1/z is = z(conjugate)/|z| (multiply top n bottom by z conjugate)

this means 1/z has the negative arg(z) and a modulus less then or more then z unless |z|=1

since arg(z) = -arg(1/z) then arg(z+1/z) = 0 it always lies along the x axis..

now, the rule for a rhombus is all sides equal, thinking in vectors this mean that z and 1/z have an equal modulus one condition, the second condition is arg(z) is less then 90 degrees..
b) for OACB to be a square all interior angles must be 90 so
change the condition arg(z)=45 or better yet remember that a multiplication by i is a counter clockwise rotation by 90 degrees so i x 1/z = z ---> z^2=i

as for last part i am not sure how to draw it even? id be glad if some 1 explained it to me please...

#### kony

##### Member
it is obviously only one branch because the distance to one focus is being subtracted from the other.

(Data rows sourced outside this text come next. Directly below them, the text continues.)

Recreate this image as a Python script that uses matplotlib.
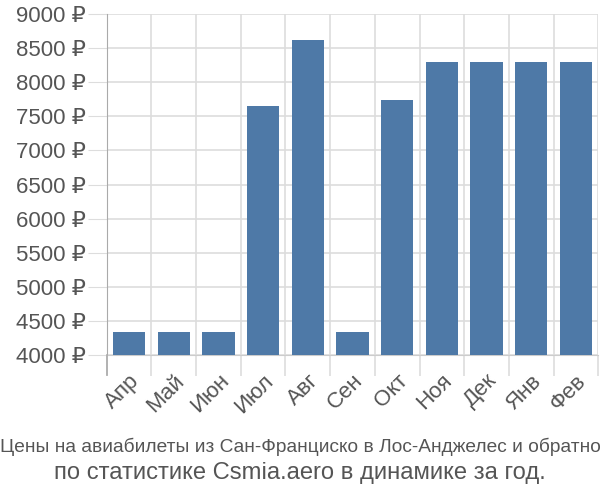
import numpy as np
import matplotlib.pyplot as plt
from matplotlib.ticker import FixedLocator, FuncFormatter

months = ['Апр', 'Май', 'Июн', 'Июл', 'Авг', 'Сен', 'Окт', 'Ноя', 'Дек', 'Янв', 'Фев']
prices = [4340, 4340, 4340, 7650, 8620, 4340, 7740, 8290, 8290, 8290, 8290]
y_ticks = [4000, 4500, 5000, 5500, 6000, 6500, 7000, 7500, 8000, 8500, 9000]
title_1 = 'Цены на авиабилеты из Сан-Франциско в Лос-Анджелес и обратно'
title_2 = 'по статистике Csmia.aero в динамике за год.'

plt.rcParams['font.family'] = ['Liberation Sans', 'DejaVu Sans']
text_color = '#555555'
grid_color = '#dddddd'

fig = plt.figure(figsize=(6, 5), dpi=100)
ax = fig.add_axes([0.178, 0.29, 0.819, 0.682])

x = np.arange(len(months))
ax.bar(x, prices, width=0.72, color='#4e79a7', zorder=3)

ax.set_xlim(-0.5, len(months) - 0.5)
ax.set_ylim(4000, 9000)

ax.yaxis.set_major_locator(FixedLocator(y_ticks))
ax.yaxis.set_major_formatter(FuncFormatter(lambda v, p: f'{int(v)} ₽'))
ax.tick_params(axis='y', length=14, color=grid_color, labelsize=16,
               labelcolor=text_color, pad=1)

ax.set_xticks(x)
ax.set_xticklabels(months, rotation=45, ha='right', rotation_mode='anchor')
ax.xaxis.set_minor_locator(FixedLocator(np.arange(-0.5, len(months), 1)))
ax.tick_params(axis='x', which='major', length=0, labelsize=16,
               labelcolor=text_color, pad=11)
ax.tick_params(axis='x', which='minor', length=15, color=grid_color, width=1.2)

ax.grid(axis='y', color=grid_color, linewidth=1.2, zorder=0)
ax.grid(axis='x', which='minor', color=grid_color, linewidth=1.2, zorder=0)

for side in ['top', 'right']:
    ax.spines[side].set_visible(False)
ax.spines['bottom'].set_color('#cccccc')
ax.spines['left'].set_color('#aaaaaa')
ax.spines['left'].set_bounds(4000, 9000)
ax.plot([-0.5, -0.5], [4000, 3700], color='#aaaaaa', linewidth=1.2,
        clip_on=False, zorder=4)

fig.text(0.5, 1 - 447 / 500, title_1, ha='center', va='center', fontsize=13.8,
         color=text_color)
fig.text(0.5, 1 - 473 / 500, title_2, ha='center', va='center', fontsize=17.1,
         color=text_color)

fig.savefig('out.png', dpi=100)
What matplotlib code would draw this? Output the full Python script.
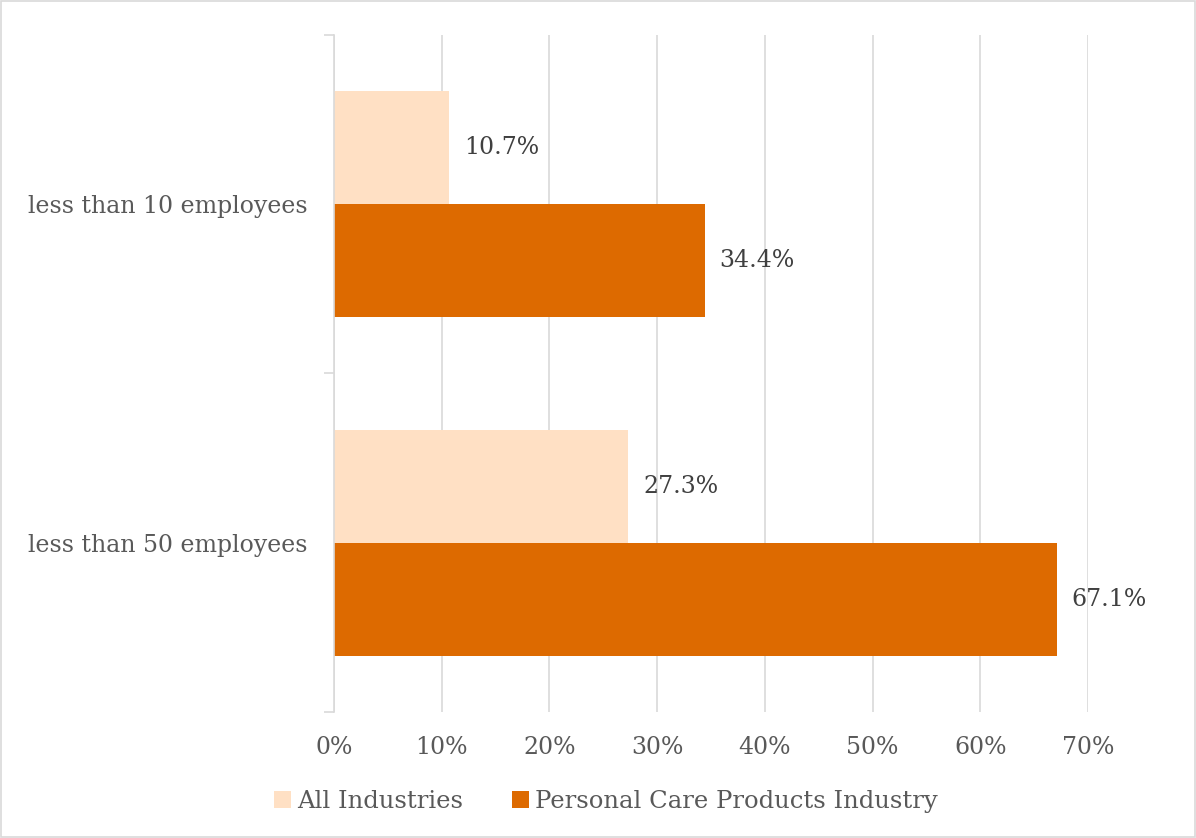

which means if it was |z-i| - |z+i| = +-4 would indicate both branches

#### Tmer

##### New Member
can some 1 explain why it is a hyperbola? i can see why |z+x+i|+|z-x-i|=a is an ellipse in the complex field, but i cant exactly see why this is a hyperbola?

#### Hikari Clover

##### Member

|z+x+i|+|z-x-i|=a
ellipse

|z+x+i|- |z-x-i|=a

hyperbola,actually 1 branch only.....